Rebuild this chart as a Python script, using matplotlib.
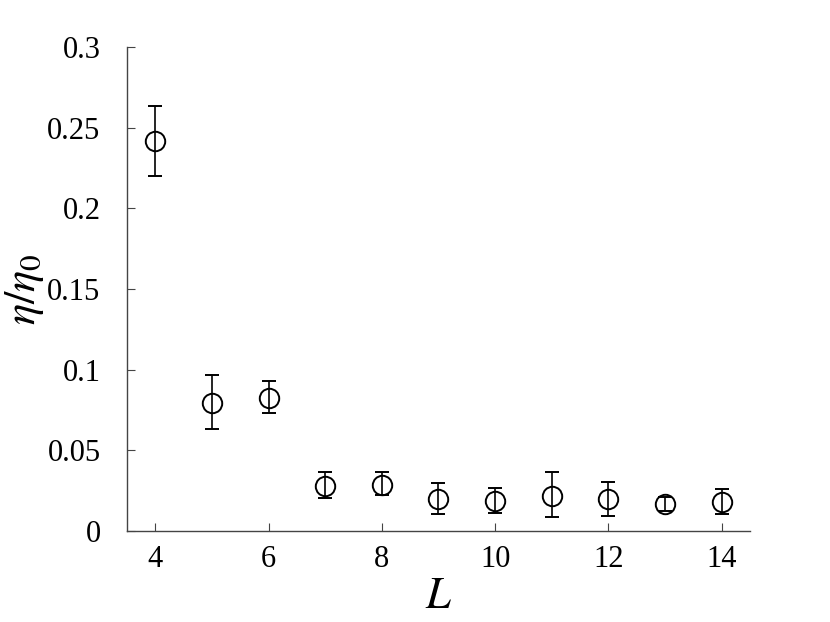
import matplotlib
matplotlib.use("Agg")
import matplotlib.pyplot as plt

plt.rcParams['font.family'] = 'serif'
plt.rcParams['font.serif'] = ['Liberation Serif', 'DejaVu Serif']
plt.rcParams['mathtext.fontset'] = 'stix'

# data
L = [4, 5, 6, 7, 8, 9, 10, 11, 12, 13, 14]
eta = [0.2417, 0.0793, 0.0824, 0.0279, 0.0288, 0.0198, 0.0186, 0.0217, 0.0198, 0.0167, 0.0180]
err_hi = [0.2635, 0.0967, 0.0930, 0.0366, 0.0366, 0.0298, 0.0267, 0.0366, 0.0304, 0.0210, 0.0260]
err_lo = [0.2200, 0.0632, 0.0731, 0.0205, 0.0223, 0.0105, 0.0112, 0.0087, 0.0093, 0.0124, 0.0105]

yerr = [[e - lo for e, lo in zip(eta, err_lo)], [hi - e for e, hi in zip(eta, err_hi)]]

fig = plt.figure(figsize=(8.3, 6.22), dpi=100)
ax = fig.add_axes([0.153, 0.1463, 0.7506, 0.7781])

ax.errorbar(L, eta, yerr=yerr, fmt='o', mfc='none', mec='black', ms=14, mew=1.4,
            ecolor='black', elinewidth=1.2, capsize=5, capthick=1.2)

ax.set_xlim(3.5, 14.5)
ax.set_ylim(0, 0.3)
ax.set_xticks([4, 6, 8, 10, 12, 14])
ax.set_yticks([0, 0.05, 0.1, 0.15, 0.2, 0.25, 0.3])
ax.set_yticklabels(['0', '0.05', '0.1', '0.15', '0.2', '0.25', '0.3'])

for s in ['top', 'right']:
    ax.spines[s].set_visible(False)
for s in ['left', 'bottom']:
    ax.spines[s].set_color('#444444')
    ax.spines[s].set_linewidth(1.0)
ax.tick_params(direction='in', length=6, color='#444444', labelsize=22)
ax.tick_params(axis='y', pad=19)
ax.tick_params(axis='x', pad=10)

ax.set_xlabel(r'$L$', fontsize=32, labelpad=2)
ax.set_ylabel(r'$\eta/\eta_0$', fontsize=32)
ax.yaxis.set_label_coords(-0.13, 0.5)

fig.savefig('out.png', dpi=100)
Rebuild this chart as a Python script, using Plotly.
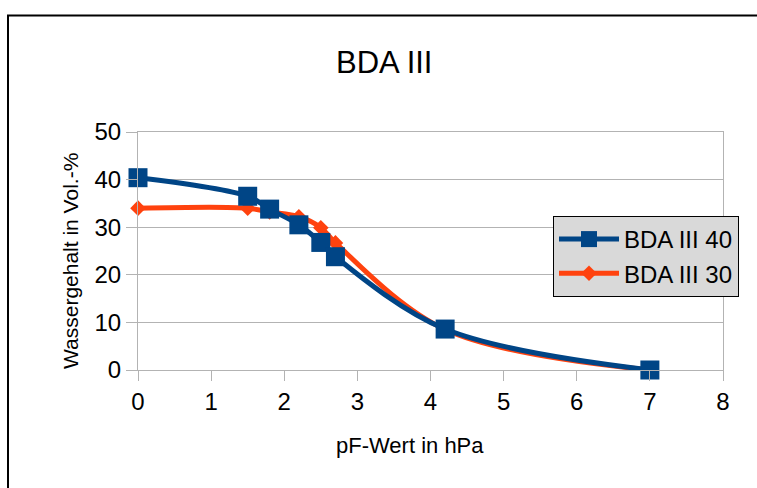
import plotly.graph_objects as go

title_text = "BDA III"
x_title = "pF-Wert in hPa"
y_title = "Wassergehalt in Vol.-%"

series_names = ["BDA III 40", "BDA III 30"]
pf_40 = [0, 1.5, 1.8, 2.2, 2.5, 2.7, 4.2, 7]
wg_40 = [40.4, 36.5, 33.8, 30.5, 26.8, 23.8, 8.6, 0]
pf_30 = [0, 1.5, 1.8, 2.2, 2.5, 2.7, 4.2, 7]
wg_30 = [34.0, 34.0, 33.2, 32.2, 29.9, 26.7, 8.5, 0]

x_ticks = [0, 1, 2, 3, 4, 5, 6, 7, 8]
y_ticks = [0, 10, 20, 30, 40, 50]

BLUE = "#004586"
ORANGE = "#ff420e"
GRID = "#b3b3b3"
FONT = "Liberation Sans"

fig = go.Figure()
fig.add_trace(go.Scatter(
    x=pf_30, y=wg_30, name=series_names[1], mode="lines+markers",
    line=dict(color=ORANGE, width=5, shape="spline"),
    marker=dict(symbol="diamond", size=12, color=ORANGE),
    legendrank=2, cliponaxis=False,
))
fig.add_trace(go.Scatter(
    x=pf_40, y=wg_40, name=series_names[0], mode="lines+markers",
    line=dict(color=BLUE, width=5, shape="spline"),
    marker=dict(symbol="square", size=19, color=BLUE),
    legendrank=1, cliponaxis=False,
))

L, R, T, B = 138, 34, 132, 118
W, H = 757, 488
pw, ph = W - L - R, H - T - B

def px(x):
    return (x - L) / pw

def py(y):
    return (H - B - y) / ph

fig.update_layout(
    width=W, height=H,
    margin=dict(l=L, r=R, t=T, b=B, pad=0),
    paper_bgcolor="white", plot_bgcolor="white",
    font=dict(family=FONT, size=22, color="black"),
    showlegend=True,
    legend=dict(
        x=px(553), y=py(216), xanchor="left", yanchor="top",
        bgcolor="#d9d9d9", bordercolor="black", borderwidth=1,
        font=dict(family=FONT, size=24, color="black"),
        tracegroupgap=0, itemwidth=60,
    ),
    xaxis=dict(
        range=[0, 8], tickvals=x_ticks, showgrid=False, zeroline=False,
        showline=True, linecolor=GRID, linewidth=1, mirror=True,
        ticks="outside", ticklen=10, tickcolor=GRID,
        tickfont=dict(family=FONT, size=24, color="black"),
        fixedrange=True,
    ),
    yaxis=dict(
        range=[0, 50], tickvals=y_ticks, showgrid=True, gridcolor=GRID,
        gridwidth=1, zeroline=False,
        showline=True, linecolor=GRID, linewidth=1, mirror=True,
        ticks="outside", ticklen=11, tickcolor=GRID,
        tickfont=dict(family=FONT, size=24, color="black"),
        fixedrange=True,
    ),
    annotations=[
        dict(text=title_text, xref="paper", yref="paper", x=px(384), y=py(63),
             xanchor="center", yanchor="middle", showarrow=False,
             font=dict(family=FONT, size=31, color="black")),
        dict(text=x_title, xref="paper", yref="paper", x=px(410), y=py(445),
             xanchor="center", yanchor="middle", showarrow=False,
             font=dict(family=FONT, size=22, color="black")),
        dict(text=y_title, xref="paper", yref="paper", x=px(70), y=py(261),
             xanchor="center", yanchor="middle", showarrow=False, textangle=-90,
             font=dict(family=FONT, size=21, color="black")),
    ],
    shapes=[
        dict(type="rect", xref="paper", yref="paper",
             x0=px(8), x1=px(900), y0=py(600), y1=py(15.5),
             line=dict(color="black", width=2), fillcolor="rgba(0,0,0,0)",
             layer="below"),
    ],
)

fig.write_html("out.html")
★ ★ ★
THE TASK: Retype, word for word, only the lines from the one containing "Rebuild this chart as a Python script, using Plotly." through the one containing "wg_30 = [34.0, 34.0, 33.2, 32.2, 29.9, 26.7, 8.5, 0]", both included, and leave out any pictures.

RESULT FOR THIS EXERCISE:
Rebuild this chart as a Python script, using Plotly.
import plotly.graph_objects as go

title_text = "BDA III"
x_title = "pF-Wert in hPa"
y_title = "Wassergehalt in Vol.-%"

series_names = ["BDA III 40", "BDA III 30"]
pf_40 = [0, 1.5, 1.8, 2.2, 2.5, 2.7, 4.2, 7]
wg_40 = [40.4, 36.5, 33.8, 30.5, 26.8, 23.8, 8.6, 0]
pf_30 = [0, 1.5, 1.8, 2.2, 2.5, 2.7, 4.2, 7]
wg_30 = [34.0, 34.0, 33.2, 32.2, 29.9, 26.7, 8.5, 0]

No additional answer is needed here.